I'd like to make a few unmade points about “A Cautionary Digital Tale of Virtual Design and Construction,” the story run by ENR and ENR.com last month that drew 100 comments.
The story discusses “the first known claim related to the use of building information modeling by an architect ... [who] used BIM to fit the building's MEP systems into the ceiling plenum ... [but] did not tell the contractor that the extremely tight fit, coordinated in the BIM, depended on a very specific installation sequence.”
It amounts to a new chapter in the story of the legal ramifications of new means, methods and technologies, and the interactions of scheduling and legal issues.
Typically, any first year law student would tell us that the owner cannot both tell the contractor what to do and how to do it, and then expect the contractor to be responsible for the results. Even suggesting “one possible way” to accomplish an end will be interpreted by a court to mean the contractor may rely on such suggestion.

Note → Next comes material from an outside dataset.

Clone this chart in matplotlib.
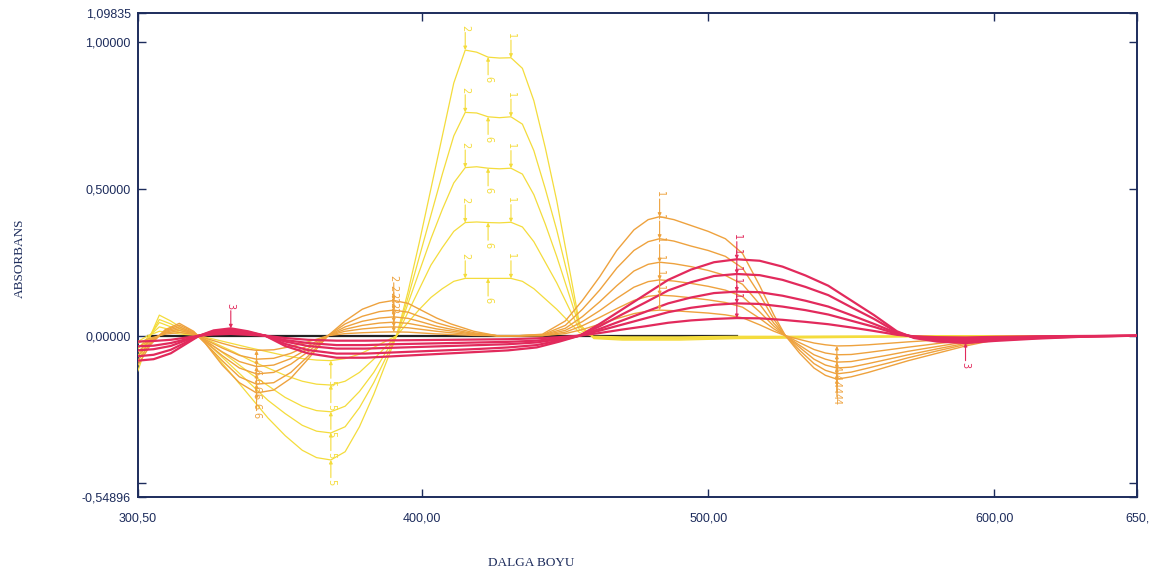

This is often referred to as the Spearin doctrine.
According to the Industrial Risk Management Institute, Spearin is a legal principle that holds that when a contractor follows the plans and specifications furnished by the owner, and those plans and specifications turn out to be defective or insufficient, the contractor is not liable to the owner for any loss or damage resulting from the defective plans and specifications. This rule has been adopted by the courts in virtually all states.

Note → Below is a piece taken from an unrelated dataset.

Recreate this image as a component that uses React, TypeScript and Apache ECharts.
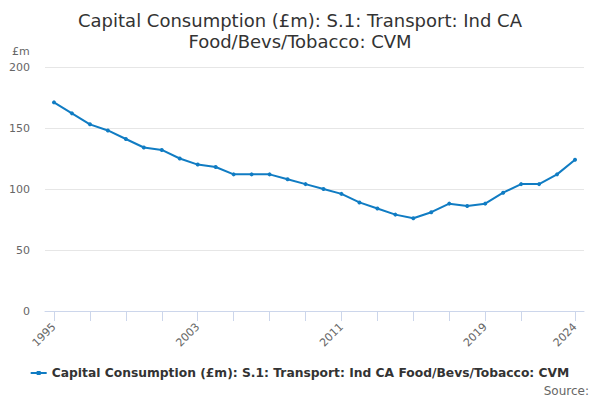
import React, { useEffect, useRef } from "react";
import * as echarts from "echarts";

const years: string[] = [
  "1995", "1996", "1997", "1998", "1999", "2000", "2001", "2002", "2003", "2004",
  "2005", "2006", "2007", "2008", "2009", "2010", "2011", "2012", "2013", "2014",
  "2015", "2016", "2017", "2018", "2019", "2020", "2021", "2022", "2023", "2024",
];
const values: number[] = [
  171, 162, 153, 148, 141, 134, 132, 125, 120, 118,
  112, 112, 112, 108, 104, 100, 96, 89, 84, 79,
  76, 81, 88, 86, 88, 97, 104, 104, 112, 124,
];
const labelYears: string[] = ["1995", "2003", "2011", "2019", "2024"];
const seriesName = "Capital Consumption (£m): S.1: Transport: Ind CA Food/Bevs/Tobacco: CVM";
const titleText = "Capital Consumption (£m): S.1: Transport: Ind CA\nFood/Bevs/Tobacco: CVM";
const FONT = "DejaVu Sans, sans-serif";

export default function App() {
  const ref = useRef<HTMLDivElement>(null);
  useEffect(() => {
    if (!ref.current) return;
    const chart = echarts.init(ref.current, undefined, { renderer: "svg" });
    const last = years.length - 1;
    chart.setOption({
      animation: false,
      title: {
        text: titleText,
        left: "center",
        top: 5,
        textStyle: { fontFamily: FONT, fontSize: 18, fontWeight: "normal", color: "#333333", lineHeight: 21 },
      },
      graphic: [
        { type: "text", left: 12, top: 46, style: { text: "£m", fontFamily: FONT, fontSize: 11, fill: "#666666" } },
        { type: "text", right: 11, top: 385, style: { text: "Source:", fontFamily: FONT, fontSize: 12, fill: "#666666" } },
      ],
      legend: {
        bottom: 16,
        left: "center",
        itemWidth: 16,
        itemHeight: 10,
        itemGap: 4,
        icon: "path://M0,4 L16,4 L16,6 L0,6 Z M6,3 L10,3 L10,7 L6,7 Z",
        textStyle: { fontFamily: FONT, fontSize: 12.3, fontWeight: "bold", color: "#333333" },
        data: [seriesName],
      },
      grid: { left: 45, right: 16, top: 67, bottom: 89, containLabel: false },
      xAxis: {
        type: "category",
        data: years,
        boundaryGap: true,
        axisLine: { lineStyle: { color: "#ccd6eb" } },
        axisTick: {
          show: true,
          length: 10,
          alignWithLabel: true,
          lineStyle: { color: "#ccd6eb", width: 1 },
          interval: (i: number) => (i % 2 === 0 && i <= 26) || i === last,
        },
        axisLabel: {
          rotate: 45,
          fontFamily: FONT,
          fontSize: 11,
          color: "#666666",
          margin: 14,
          interval: (_i: number, v: string) => labelYears.includes(v),
        },
        splitLine: { show: false },
      },
      yAxis: {
        type: "value",
        min: 0,
        max: 200,
        interval: 50,
        axisLine: { show: false },
        axisTick: { show: false },
        axisLabel: { fontFamily: FONT, fontSize: 11, color: "#666666", margin: 15 },
        splitLine: { lineStyle: { color: "#e6e6e6" } },
      },
      series: [
        {
          name: seriesName,
          type: "line",
          data: values,
          color: "#107cc3",
          symbol: "circle",
          symbolSize: 4,
          lineStyle: { width: 2, color: "#107cc3" },
          itemStyle: { color: "#107cc3" },
        },
      ],
    });
    return () => chart.dispose();
  }, []);
  return <div ref={ref} style={{ width: 600, height: 400, position: "absolute", left: 0, top: 0 }} />;
}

Control and responsibility are linked.
Because of Spearin, the engineer's "mock CPM" should not be shared with the contractor.
But neither may the owner fail to provide its superior knowledge when placing a project out to bid. Whether we are speaking of an engineering report noting subsurface conditions, or a design that will call for temporary supports (false-work) during construction, such should be noted with the bidding documents.
BIM modeling not only permits, but encourages “fit out” studies.
Designers previously leaving large tolerances in a utility chase, so to insure against their implied guarantee that “all can fit”, now are going to the next level of coordination and reducing wasted space to a minimum.
If the engineer only has raw boring data, it need not prepare and share the analysis thereof. If the engineer only has a BIM model having tolerant utility chases, it need not prepare and share a coordination analysis.
But if the analyses are performed, and especially where the final design depends on these studies, they must be shared and highlighted so as to not be lost in the haystack.
As we move to a world of more collaboration, even among contractual adversaries, the impact of a shared computer in the office of the engineer, or in the Cloud, must be considered.
Contemplate a 3D 4D 5D BIM model (which may be viewed from a new angle by the contractor revealing construction or even end user functionality issues) or resource loaded and leveled CPM schedule (which may reveal to the owner that a subcontractor working on other owner works is now dangerously over-extended).
Whither Spearin of 1918?
The owner approved the contractor’s submitted subcontractor. Now the owner has additional information.
Does the owner of 2011 have the duty (or the right) to notify the contractor that the subcontractor is not getting its submitted estimated CPM durations on other works on the site?
Does the contractor of 2011 have the duty to notify the owner that it can install a valve, but it will be inaccessible to the owner’s maintenance personnel?